Pub Date: Oct. 13th, 1942
Publisher: Macmillan

This is a ""must"" for anyone who has followed the fortunes of the Rakonitz tribe since The Matriarch won for the family new adherents. Not since A Deputy Was King has the family seemed so alive, so pulsing with that tumultuous overpowering vitality that was characteristic of successive members of the family -- the Matriarch herself, alive in memory and tradition even a generation later; Toni, who has just died at the start of this book; Lorains-Spanish, Irish and Rakonitz in strange blend; and two new claimants of the mantle, young Baba, Toni's daughter, and the newly discovered aunt, isidore, come into her own as Uncle Dietrich's daughter, after years of anonymity. I loved it -- though I found it at times overwhelming in multiplicity of personalities, in assumption that the reader needs no introduction to anyone, in the author's liberties with time and transitions. It is primarily Babs' story, as she goes through the difficult growing pains of discovering that the Matriarch's ways are not always possible to imitate; her teens are filled with battles royal, as she is ""adopted"" by first one, then another relative, and her own intense and vivid personality demands power, immediate, all-controlling.

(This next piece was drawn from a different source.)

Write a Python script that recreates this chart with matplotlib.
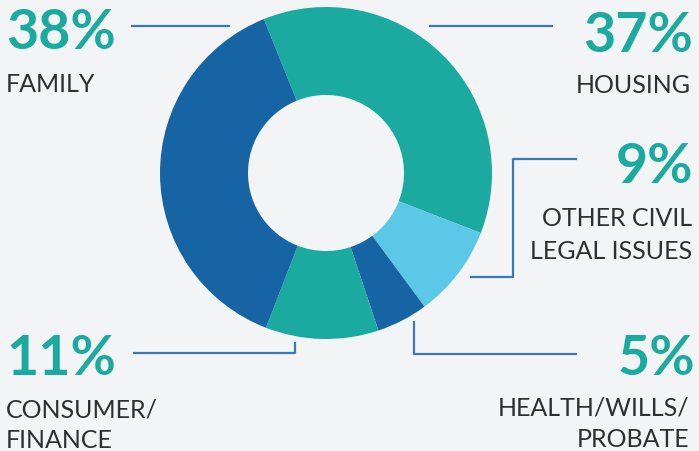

There are flashbacks -- one of the high spots of the book is the story of a dinner Haldes gave and the Matriarch took over; another characteristic episode is the moving in of Rudi and his mistress, accepted by the family as a seal of 0th century liberalism, in contrast to the muted secrecy about Dietrich and his lovely Annette. There's a slim thread of romance -- there are bits of the war crashing into lives -- and the story ends with Nicholas in the forces of the Free French, Jason with the Greeks. Episodic -- a tremendous canvas of Europe and America -- fascinating to those in on the know, as it were, but not a book to suggest as a starter on G. B. Stern.